As you continue, you're able to sort out the conflicting information, and it starts to make sense. 

After much study you'll start to feel like you're really getting a handle on it all. You can answer most questions on the forum.

Then you read a post from Lou, and you realize how much you still don't know.

Dave


----------



## Salburr (Mar 7, 2017)

HI all, this is my first post even though I've been reading piles of this material ( you can see I signed up a few months back....)
Frugal, I just wanted to say you are bang on with the above post.... At first it seems simple then as you read more, you get conflicting ideas and you get confused ( I'm there right now, I read most of Hoke and thought " ok, take the pins, start with AR and go from there... Then I read about AP on here, ummm maybe that's better, then I read about some HCL treatment first.. Arrgghhh). 
Hoping to reach the next step in your "learning steps post soon....)

Just wanted to +1 your post for any newbies out there that are starting out....
Thanks to everyone that is sharing their know,edge so freely.


----------



## patnor1011 (Mar 7, 2017)

And then you get to crock pot and sulfuric cell. And that is nothing compared to easiness and complexity of cyanide process..... :mrgreen:


----------



## PlainsScrapper (Mar 12, 2017)

Yes, any components beige-colored are MLCCs, provided they are marked with a C, followed by numbers.
The question I have is that some of the components have letters before C, like BC for example. Are these still good to pick?


----------



## patnor1011 (Mar 12, 2017)

PlainsScrapper said:


> Yes, any components beige-colored are MLCCs, provided they are marked with a C, followed by numbers.
> The question I have is that some of the components have letters before C, like BC for example. Are these still good to pick?

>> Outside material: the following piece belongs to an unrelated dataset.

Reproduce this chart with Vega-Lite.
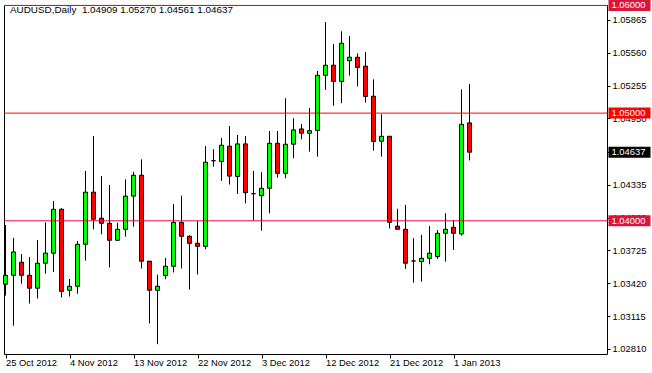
{
  "$schema": "https://vega.github.io/schema/vega-lite/v6.json",
  "width": 603,
  "height": 349,
  "autosize": {"type": "none"},
  "padding": {"left": 4, "top": 5, "right": 45, "bottom": 19},
  "background": "#ffffff",
  "title": {
    "text": "AUDUSD,Daily\u00a0 1.04909 1.05270 1.04561 1.04637",
    "anchor": "start",
    "frame": "group",
    "orient": "top",
    "baseline": "top",
    "offset": -15,
    "dx": 6,
    "font": "Liberation Sans",
    "fontSize": 9.9,
    "fontWeight": "normal",
    "color": "#000000"
  },
  "config": {
    "view": {"stroke": "#000000", "strokeWidth": 1},
    "axis": {"labelFont": "Liberation Sans", "labelFontSize": 9.4, "labelColor": "#000000", "tickColor": "#000000", "grid": false, "domain": false, "title": null, "labelOverlap": false}
  },
  "datasets": {
    "bars": [
      {"i": 0, "date": "2012-10-25", "o": 1.03411, "h": 1.03961, "l": 1.03305, "c": 1.03494},
      {"i": 1, "date": "2012-10-26", "o": 1.03494, "h": 1.03841, "l": 1.03026, "c": 1.03711},
      {"i": 2, "date": "2012-10-28", "o": 1.03615, "h": 1.03692, "l": 1.03416, "c": 1.03494},
      {"i": 3, "date": "2012-10-29", "o": 1.03494, "h": 1.03664, "l": 1.03231, "c": 1.03374},
      {"i": 4, "date": "2012-10-30", "o": 1.03374, "h": 1.03822, "l": 1.03279, "c": 1.03606},
      {"i": 5, "date": "2012-10-31", "o": 1.03606, "h": 1.03985, "l": 1.03509, "c": 1.037},
      {"i": 6, "date": "2012-11-01", "o": 1.03699, "h": 1.04184, "l": 1.03525, "c": 1.04107},
      {"i": 7, "date": "2012-11-02", "o": 1.04107, "h": 1.04116, "l": 1.03288, "c": 1.03344},
      {"i": 8, "date": "2012-11-04", "o": 1.03355, "h": 1.0346, "l": 1.03296, "c": 1.03392},
      {"i": 9, "date": "2012-11-05", "o": 1.03392, "h": 1.03813, "l": 1.03323, "c": 1.03782},
      {"i": 10, "date": "2012-11-06", "o": 1.03782, "h": 1.04463, "l": 1.0363, "c": 1.04266},
      {"i": 11, "date": "2012-11-07", "o": 1.04266, "h": 1.04788, "l": 1.0392, "c": 1.04014},
      {"i": 12, "date": "2012-11-08", "o": 1.04024, "h": 1.04416, "l": 1.03875, "c": 1.03977},
      {"i": 13, "date": "2012-11-09", "o": 1.03977, "h": 1.04333, "l": 1.03567, "c": 1.03819},
      {"i": 14, "date": "2012-11-11", "o": 1.03819, "h": 1.03982, "l": 1.03817, "c": 1.03921},
      {"i": 15, "date": "2012-11-12", "o": 1.03921, "h": 1.04386, "l": 1.03853, "c": 1.04229},
      {"i": 16, "date": "2012-11-13", "o": 1.04229, "h": 1.04456, "l": 1.03946, "c": 1.04423},
      {"i": 17, "date": "2012-11-14", "o": 1.04423, "h": 1.04571, "l": 1.03557, "c": 1.03625},
      {"i": 18, "date": "2012-11-15", "o": 1.03625, "h": 1.03625, "l": 1.03047, "c": 1.03355},
      {"i": 19, "date": "2012-11-16", "o": 1.03355, "h": 1.035, "l": 1.02854, "c": 1.03392},
      {"i": 20, "date": "2012-11-18", "o": 1.03492, "h": 1.03655, "l": 1.03458, "c": 1.03578},
      {"i": 21, "date": "2012-11-19", "o": 1.03578, "h": 1.04155, "l": 1.0352, "c": 1.03985},
      {"i": 22, "date": "2012-11-20", "o": 1.03985, "h": 1.04233, "l": 1.03557, "c": 1.03856},
      {"i": 23, "date": "2012-11-21", "o": 1.03856, "h": 1.03866, "l": 1.03362, "c": 1.03791},
      {"i": 24, "date": "2012-11-22", "o": 1.03791, "h": 1.03997, "l": 1.03502, "c": 1.03763},
      {"i": 25, "date": "2012-11-23", "o": 1.03763, "h": 1.04695, "l": 1.03736, "c": 1.04544},
      {"i": 26, "date": "2012-11-26", "o": 1.04558, "h": 1.04664, "l": 1.04503, "c": 1.04558},
      {"i": 27, "date": "2012-11-27", "o": 1.04551, "h": 1.04769, "l": 1.0437, "c": 1.04702},
      {"i": 28, "date": "2012-11-28", "o": 1.04693, "h": 1.04881, "l": 1.04336, "c": 1.04415},
      {"i": 29, "date": "2012-11-29", "o": 1.04412, "h": 1.04797, "l": 1.04249, "c": 1.04714},
      {"i": 30, "date": "2012-11-30", "o": 1.04714, "h": 1.04788, "l": 1.04163, "c": 1.04261},
      {"i": 31, "date": "2012-12-02", "o": 1.04252, "h": 1.04463, "l": 1.04001, "c": 1.04252},
      {"i": 32, "date": "2012-12-03", "o": 1.04233, "h": 1.04451, "l": 1.03908, "c": 1.04302},
      {"i": 33, "date": "2012-12-04", "o": 1.04302, "h": 1.04834, "l": 1.0407, "c": 1.0472},
      {"i": 34, "date": "2012-12-05", "o": 1.0472, "h": 1.04834, "l": 1.04401, "c": 1.04441},
      {"i": 35, "date": "2012-12-06", "o": 1.04441, "h": 1.05138, "l": 1.04395, "c": 1.04711},
      {"i": 36, "date": "2012-12-07", "o": 1.04711, "h": 1.04952, "l": 1.04581, "c": 1.04844},
      {"i": 37, "date": "2012-12-09", "o": 1.04853, "h": 1.04899, "l": 1.04757, "c": 1.04813},
      {"i": 38, "date": "2012-12-10", "o": 1.04813, "h": 1.05048, "l": 1.04642, "c": 1.04837},
      {"i": 39, "date": "2012-12-11", "o": 1.04839, "h": 1.05391, "l": 1.04596, "c": 1.05351},
      {"i": 40, "date": "2012-12-12", "o": 1.05351, "h": 1.05846, "l": 1.05215, "c": 1.05445},
      {"i": 41, "date": "2012-12-13", "o": 1.05445, "h": 1.05642, "l": 1.05069, "c": 1.05294},
      {"i": 42, "date": "2012-12-14", "o": 1.05294, "h": 1.0576, "l": 1.05092, "c": 1.05649},
      {"i": 43, "date": "2012-12-16", "o": 1.05487, "h": 1.05716, "l": 1.05348, "c": 1.05519},
      {"i": 44, "date": "2012-12-17", "o": 1.05519, "h": 1.05554, "l": 1.05248, "c": 1.05424},
      {"i": 45, "date": "2012-12-18", "o": 1.05436, "h": 1.05568, "l": 1.05097, "c": 1.05155},
      {"i": 46, "date": "2012-12-19", "o": 1.05157, "h": 1.05314, "l": 1.04651, "c": 1.04737},
      {"i": 47, "date": "2012-12-20", "o": 1.04739, "h": 1.04989, "l": 1.04596, "c": 1.04785},
      {"i": 48, "date": "2012-12-21", "o": 1.04785, "h": 1.04785, "l": 1.03929, "c": 1.03986},
      {"i": 49, "date": "2012-12-23", "o": 1.0395, "h": 1.04112, "l": 1.0392, "c": 1.03921},
      {"i": 50, "date": "2012-12-24", "o": 1.03921, "h": 1.04147, "l": 1.03553, "c": 1.03606},
      {"i": 51, "date": "2012-12-26", "o": 1.03627, "h": 1.03838, "l": 1.03426, "c": 1.03627},
      {"i": 52, "date": "2012-12-27", "o": 1.03621, "h": 1.03869, "l": 1.03435, "c": 1.03652},
      {"i": 53, "date": "2012-12-28", "o": 1.03652, "h": 1.03952, "l": 1.03596, "c": 1.03699},
      {"i": 54, "date": "2012-12-30", "o": 1.03667, "h": 1.03915, "l": 1.03646, "c": 1.03884},
      {"i": 55, "date": "2012-12-31", "o": 1.03884, "h": 1.0407, "l": 1.03621, "c": 1.03921},
      {"i": 56, "date": "2013-01-01", "o": 1.0394, "h": 1.04008, "l": 1.03729, "c": 1.03884},
      {"i": 57, "date": "2013-01-02", "o": 1.03878, "h": 1.05221, "l": 1.03862, "c": 1.04896},
      {"i": 58, "date": "2013-01-03", "o": 1.04909, "h": 1.0527, "l": 1.04561, "c": 1.04637}
    ],
    "levels": [
      {"p": 1.06, "lab": "1.06000", "kind": "line"},
      {"p": 1.05, "lab": "1.05000", "kind": "line"},
      {"p": 1.04, "lab": "1.04000", "kind": "line"},
      {"p": 1.04637, "lab": "1.04637", "kind": "bid"}
    ]
  },
  "layer": [
    {
      "data": {"name": "bars"},
      "mark": {"type": "rule", "strokeWidth": 1, "color": "#000000"},
      "encoding": {
        "x": {"field": "i", "type": "quantitative", "scale": {"domain": [-0.1875, 75.1875], "nice": false, "zero": false, "padding": 0},
          "axis": {"values": [0, 8, 16, 24, 32, 40, 48, 56], "tickCount": 30, "labelExpr": "['25 Oct 2012','4 Nov 2012','13 Nov 2012','22 Nov 2012','3 Dec 2012','12 Dec 2012','21 Dec 2012','1 Jan 2013'][round(datum.value/8)]", "labelAlign": "left", "labelBaseline": "top", "tickSize": 4, "labelPadding": 0, "labelOverlap": false, "labelFlush": false}},
        "y": {"field": "l", "type": "quantitative", "scale": {"domain": [1.02763, 1.06004], "nice": false, "zero": false, "padding": 0},
          "axis": {"orient": "right", "values": [1.0281, 1.03115, 1.0342, 1.03725, 1.0403, 1.04335, 1.0464, 1.0495, 1.05255, 1.0556, 1.05865], "tickCount": 30, "format": ".5f", "tickSize": 3, "labelPadding": 2, "labelAlign": "left", "labelBaseline": "middle", "labelOverlap": false, "labelFlush": false}},
        "y2": {"field": "h"}
      }
    },
    {
      "data": {"name": "bars"},
      "mark": {"type": "bar", "size": 4, "stroke": "#000000", "strokeWidth": 1},
      "encoding": {
        "x": {"field": "i", "type": "quantitative"},
        "y": {"field": "o", "type": "quantitative"},
        "y2": {"field": "c"},
        "color": {"condition": {"test": "datum.c >= datum.o", "value": "#00ff00"}, "value": "#ff0000"}
      }
    },
    {
      "data": {"name": "levels"},
      "transform": [{"filter": "datum.kind == 'line'"}],
      "mark": {"type": "rule", "strokeWidth": 1},
      "encoding": {
        "y": {"field": "p", "type": "quantitative"},
        "color": {"field": "lab", "type": "nominal", "scale": {"domain": ["1.06000", "1.05000", "1.04000", "1.04637"], "range": ["#dc143c", "#ff0000", "#dc143c", "#000000"]}, "legend": null}
      }
    },
    {
      "data": {"name": "levels"},
      "mark": {"type": "bar", "size": 11, "clip": false},
      "encoding": {
        "x": {"datum": 75.375, "type": "quantitative"},
        "x2": {"datum": 80.625},
        "y": {"field": "p", "type": "quantitative"},
        "color": {"field": "lab", "type": "nominal", "legend": null}
      }
    },
    {
      "data": {"name": "levels"},
      "mark": {"type": "text", "align": "left", "baseline": "middle", "color": "#ffffff", "font": "Liberation Sans", "fontSize": 9.4, "clip": false},
      "encoding": {
        "x": {"datum": 75.75, "type": "quantitative"},
        "y": {"field": "p", "type": "quantitative"},
        "text": {"field": "lab"}
      }
    }
  ]
}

To make it easier I marked on picture posted stuff which I do not collect. All other stuff there which is not marked with red X is what I will save when I see it. 
You can then try to process them as they are or you may want to try to separate them with weak magnet. Those which will be magnetic will most likely have very little of value if any and those which are not attracted to weak magnet will be the most valuable.


----------



## bemate (Mar 13, 2017)

Just to comment on the results: I collected a few of each type to test, and they were without exception magnetic. In fact, After having spent hours and hours sorting out MLCC's from my pile after depopulating all kinds of various boards, I ended up with less than 1% of the MLCC's being non-magnetic. In the interest of saving my time for something more worthwhile, I have since stopped collecting them...


----------



## anachronism (Mar 13, 2017)

Just being magnetic doesn't mean there are no PMs there. It's not mutually exclusive.

Strongly magnetic ones are less likely to have PMs than either non magnetic or slightly magnetic.


----------



## bemate (Mar 13, 2017)

anachronism said:


> Just being magnetic doesn't mean there are no PMs there. It's not mutually exclusive.
> 
> Strongly magnetic ones are less likely to have PMs than either non magnetic or slightly magnetic.



Hmm, that was news to me, from what I've read elsewhere it appeared as an either/or situation. But, regardless of that, I probably wouldn't have kept on collecting them. From my somewhat limited time and space available for recovery/refining, I'll stick with gold for now. We have a quite well regulated system for returning e-waste in Norway, so whatever I don't spend time and effort to collect will still get caught up downstream (Not literally).

The only thing I collect specifically apart from gold-bearing parts are the Tantalum-capacitors, just because they are easy to spot and pick off with a pair of pliers before using rougher equipment to get the flatpacks and contacts.


----------



## patnor1011 (Mar 13, 2017)

Well I have slightly different approach. I do not test them with magnet as it seems waste of time, however I do collect all of them including resistors. They add up pretty quickly and if you think about it they will have quite a lot of silver in them when you process kilograms. Another point worth to mention is that they are soldered on small pads which often tend to be gold plated so there is more there than most of the people think. 
That sentence in my signature applies to this situation quite well.


----------



## PlainsScrapper (Mar 16, 2017)

anachronism said:


> Just being magnetic doesn't mean there are no PMs there. It's not mutually exclusive.
> 
> Strongly magnetic ones are less likely to have PMs than either non magnetic or slightly magnetic.



Huh, interesting, I guess I will sort them out and still keep the ones that are strongly magnetic but keep them separate and process them separately. Good advice.


----------



## Salburr (Mar 17, 2017)

This is great info. I am soooooo glad I found this forum before i just did the You tube thing. Now it has caused me to sit back, strip boards and LEARN first. Appreciate all you guys for sharing your knowledge.
I guess I should introduce myself and get a few posts on here before just asking questions (I have a couple pictures that I am stumped on what is on the board, but don't want to be thought of a a "one shot" question guy that never comes back or participates) 
I'm in Alberta, and have only recently started in the ewaste scrapping, have done the major base metals for several years but happened upon a cache of computers and that got me into "all these small shiny things"..... My chem knowledge is average, but I have read about 200 posts so far (yes safety ones second, Hoke first (what a keener)) and have updated/increased that knowledge a lot. 
Looking forward to when I can post with intelligence instead of just asking questions. have a great weekend everyone....


----------